THE LONG-DRAWN-OUT crisis of Prime Minister Silvio Berlusconi’s centre-right government became official yesterday when four members of his cabinet resigned, thus making it highly probable that the government will collapse within the next month.
Adolfo Urso, Andrea Ronchi, Antonio Buonfiglio and Roberto Menia, four members of the breakaway Future and Liberty (FLI) party led by Mr Berlusconi’s former close ally, the speaker of the lower house, Gianfranco Fini, all handed in their resignations yesterday.
This move was the latest in a complex chess game which has seen Mr Berlusconi at loggerheads with Mr Fini for much of the last year and which has partially paralysed government action.
Having publicly criticised Mr Berlusconi last spring, Mr Fini was formally expelled from the ruling People of Freedom Party (PDL) in July. Since then, he has been quickly regrouping his forces, drawing on the catchment area provided by his own formerly neo-fascist Alleanza Nazionale party, a group which merged with Mr Berlusconi’s Forza Italia party just 30 months ago.
Mr Fini broke with Mr Berlusconi primarily because of his concern both about the government’s inaction and its style. In a speech to his fledgling party faithful last September, he accused the media tycoon of having failed to understand that “governing” is not the same as “commanding”.
Mr Berlusconi, he argued, badly needed to stop confusing leadership with the ownership of his many companies. Arguing that there was no serious confrontation of ideas within the PDL, he accused the prime minister of running the party along “illiberal, authoritarian” lines reminiscent of the “worst type of Stalinism”.
In particular, Mr Fini chose to fight Mr Berlusconi on the moral high ground of justice-related issues, objecting to the prime minister’s constant promotion of legislation intended to resolve his own particular “judicial” problems and accusing him of seeking permanent impunity for himself.

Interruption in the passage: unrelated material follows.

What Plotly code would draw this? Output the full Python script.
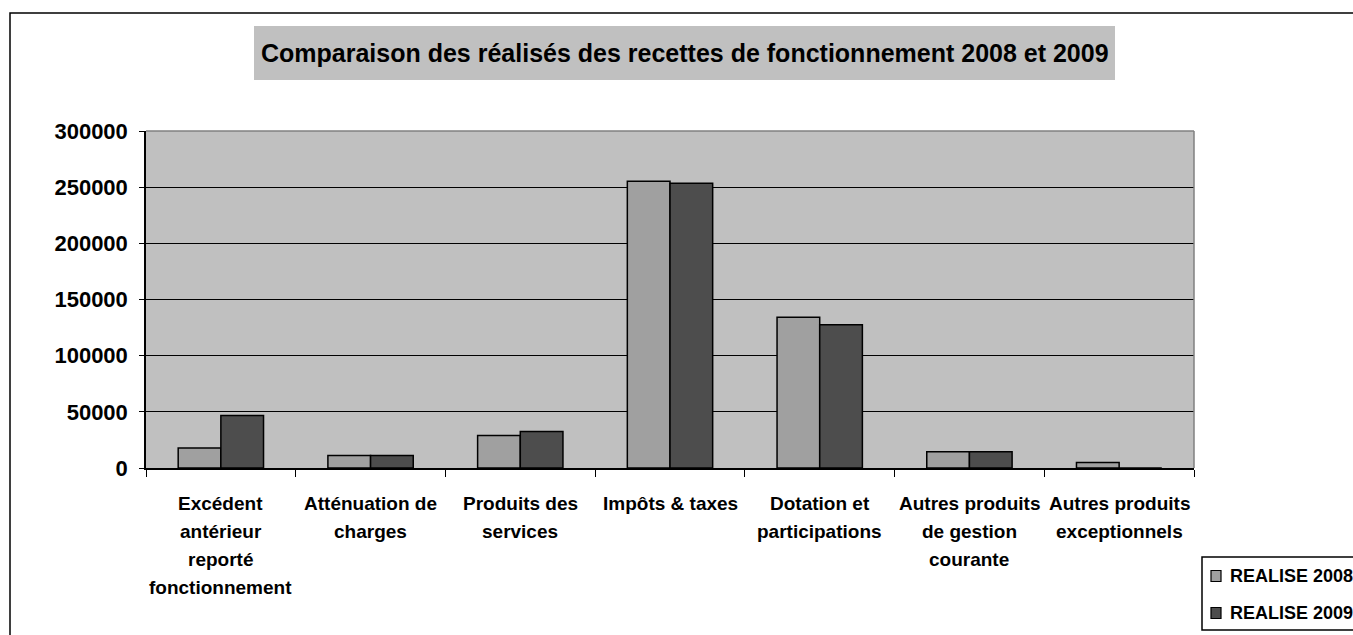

As of now, Mr Fini can count on at least 40, if not more, parliamentarians, enough to seriously compromise the Berlusconi government majority in both houses. In a flexing of muscle, the FLI deputies voted with the opposition to defeat three different government motions on immigration last week.
For the time being, however, a parliamentary no-confidence vote has not been scheduled, largely because opposition figures agree that until the 2011 Finance Bill (Italy’s budget) has been passed, any such move would be irresponsible.
When the budget has been passed, perhaps by the end of this month, then hostilities will begin, with government and opposition vying to present confidence and no-confidence votes in both houses.
If the government is defeated in either house, the prime minister will have to remit his mandate into the hands of President Giorgio Napolitano. At that point, Mr Berlusconi is almost certain to call for an immediate general election to resolve the crisis. A broad swathe of opposition forces, however, is likely to call for some form of technical, national government that would enact electoral reform and then resign.